Of course, if you are concerned about the conduct of an estate trustee or want to challenge a will, a grant of probate, or any other aspect of how an estate has been administered we advise you very strongly to consult a lawyer as soon as possible (do not delay, as delay can seriously prejudice your position both your legal rights and the practical reality of a challenge).
How much does probate cost?
The “costs to file” a probate application are really several completely different sets of expenses:
- Estate administration tax (“probate tax”), which varies depending on the size of the estate (use our calculator here)
- The costs of preparing and filing the application, including the fees of a lawyer or any other person that assists you (our fees for probate applications are described here). Depending on the circumstances, you should anticipate costs for searching for a will (including advertising), serving potential beneficiaries and people entitled to apply to be the estate trustee, costs of preparing consents, and
- Costs of securing any bonds or sureties, if required.

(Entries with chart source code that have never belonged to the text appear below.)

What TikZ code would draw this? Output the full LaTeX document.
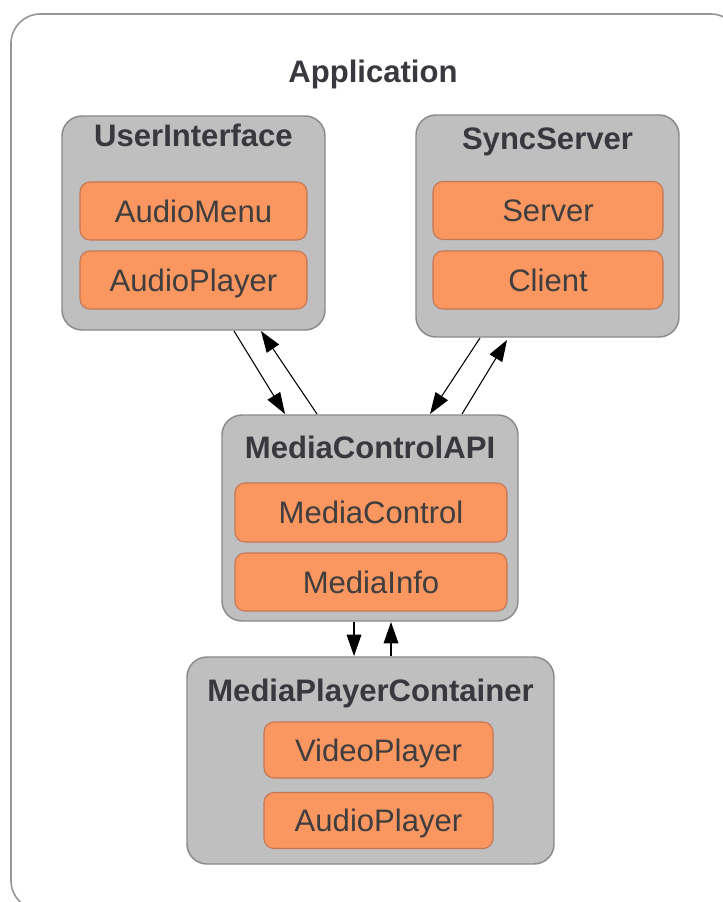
\documentclass[tikz,border=0pt]{standalone}
\usepackage{fontspec}
\setmainfont{Liberation Sans}
\usetikzlibrary{arrows.meta,calc}
\newlength\pxu
\setlength\pxu{0.75pt}
\definecolor{framegray}{RGB}{150,150,150}
\definecolor{boxgray}{RGB}{191,191,191}
\definecolor{boxedge}{RGB}{138,138,138}
\definecolor{partfill}{RGB}{250,150,96}
\definecolor{partedge}{RGB}{196,118,82}
\definecolor{titleink}{RGB}{56,56,62}
\definecolor{partink}{RGB}{62,62,62}
\begin{document}
\begin{tikzpicture}[x=0.75pt,y=-0.75pt,
  bigfont/.style={font=\fontsize{23.3pt}{28pt}\selectfont},
  container/.style={draw=boxedge,line width=1.1pt,fill=boxgray,
    rounded corners=15pt,inner sep=0pt,outer sep=0pt},
  part/.style={draw=partedge,line width=0.8pt,fill=partfill,
    rounded corners=7.5pt,inner sep=0pt,outer sep=0pt,
    bigfont,text=partink,text height=16.6pt,text depth=0pt},
  heading/.style={bigfont,font=\fontsize{23.3pt}{28pt}\selectfont\bfseries,
    text=titleink,anchor=base,inner sep=0pt},
  conn/.style={draw=black,line width=0.8pt,
    -{Triangle[length=16pt,width=11pt]}}]
\useasboundingbox (0,0) rectangle (723,902);
\fill[white] (0,0) rectangle (723,902);

% application frame
\draw[framegray,line width=1.2pt,rounded corners=22pt] (11,14) rectangle (740,910);
\node[heading] (app) at (373,83) {Application};

% UserInterface
\node[container,minimum width=263\pxu,minimum height=214\pxu] (ui) at (193.5,223) {};
\node[heading] (uit) at (193.5,147) {UserInterface};
\node[part,minimum width=227\pxu,minimum height=58\pxu] (amenu) at (193.5,211) {AudioMenu};
\node[part,minimum width=227\pxu,minimum height=58\pxu] (aplay) at (193.5,280) {AudioPlayer};

% SyncServer
\node[container,minimum width=263\pxu,minimum height=222\pxu] (ss) at (547.5,226) {};
\node[heading] (sst) at (547.5,150) {SyncServer};
\node[part,minimum width=230\pxu,minimum height=58\pxu] (server) at (548,210.5) {Server};
\node[part,minimum width=230\pxu,minimum height=58\pxu] (client) at (548,280) {Client};

% MediaControlAPI
\node[container,minimum width=296\pxu,minimum height=206\pxu] (mc) at (370,518) {};
\node[heading] (mct) at (370,458) {MediaControlAPI};
\node[part,minimum width=272\pxu,minimum height=59\pxu] (mctrl) at (371,512.5) {MediaControl};
\node[part,minimum width=272\pxu,minimum height=58\pxu] (minfo) at (371,582) {MediaInfo};

% MediaPlayerContainer
\node[container,minimum width=367\pxu,minimum height=207\pxu] (mpc) at (370.5,760.5) {};
\node[heading] (mpct) at (370.5,701) {MediaPlayerContainer};
\node[part,minimum width=229\pxu,minimum height=56\pxu] (vplay) at (378.5,750) {VideoPlayer};
\node[part,minimum width=229\pxu,minimum height=56\pxu] (aplay2) at (378.5,820.5) {AudioPlayer};

% calls between the components
\draw[conn] ($(ui.south)+(40.5,1)$) -- ($(mc.north)+(-85,-1)$);
\draw[conn] ($(mc.north)+(-53,-1)$) -- ($(ui.south)+(67.5,1)$);
\draw[conn] ($(ss.south)+(-67.5,1)$) -- ($(mc.north)+(60,-1)$);
\draw[conn] ($(mc.north)+(92,-1)$) -- ($(ss.south)+(-40.5,3)$);
\draw[conn] ($(mc.south)+(-16,1)$) -- ($(mpc.north)+(-16.5,-1)$);
\draw[conn] ($(mpc.north)+(20.5,-1)$) -- ($(mc.south)+(21,1)$);
\end{tikzpicture}
\end{document}
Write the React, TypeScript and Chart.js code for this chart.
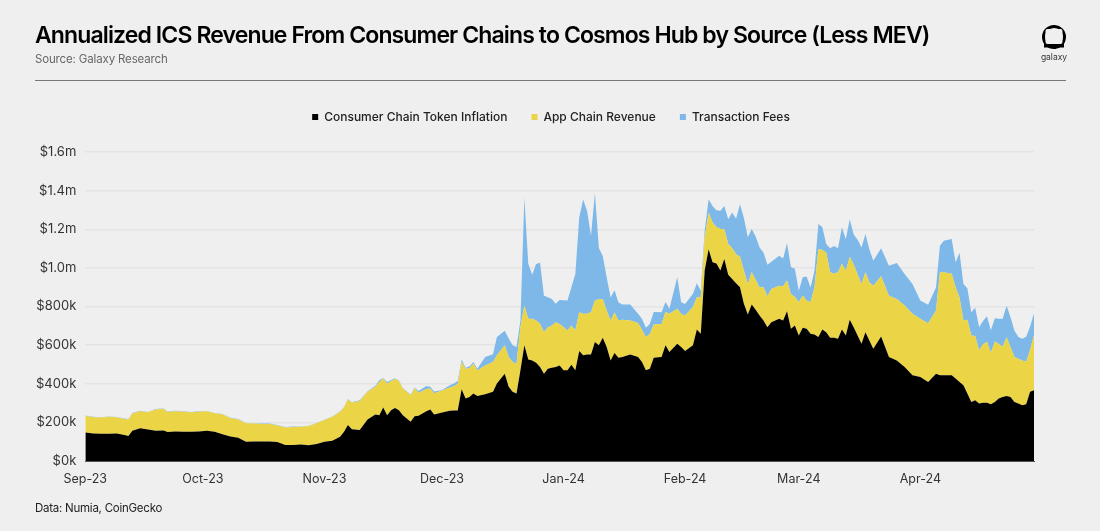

Of course, as a general rule, all of these costs are ultimately borne by the estate before any distribution to beneficiaries and not by the executor personally.
While the term ‘executor’ is widely used in wills and estate planning, in Ontario the correct term for Court purposes is ‘estate trustee’ .
As a result, in Ontario, the formal legal term is actually ‘appointment of the estate trustee’ rather than ‘probate’ or ‘probate of a will’.
Depending on whether or not the deceased had made a will, the appointment will be either ‘estate trustee with a will’ or ‘estate trustee without a will’.
Similarly, formally Ontario does not have ‘probate fees’ or ‘probate tax’. These are now known as ‘estate administration tax’.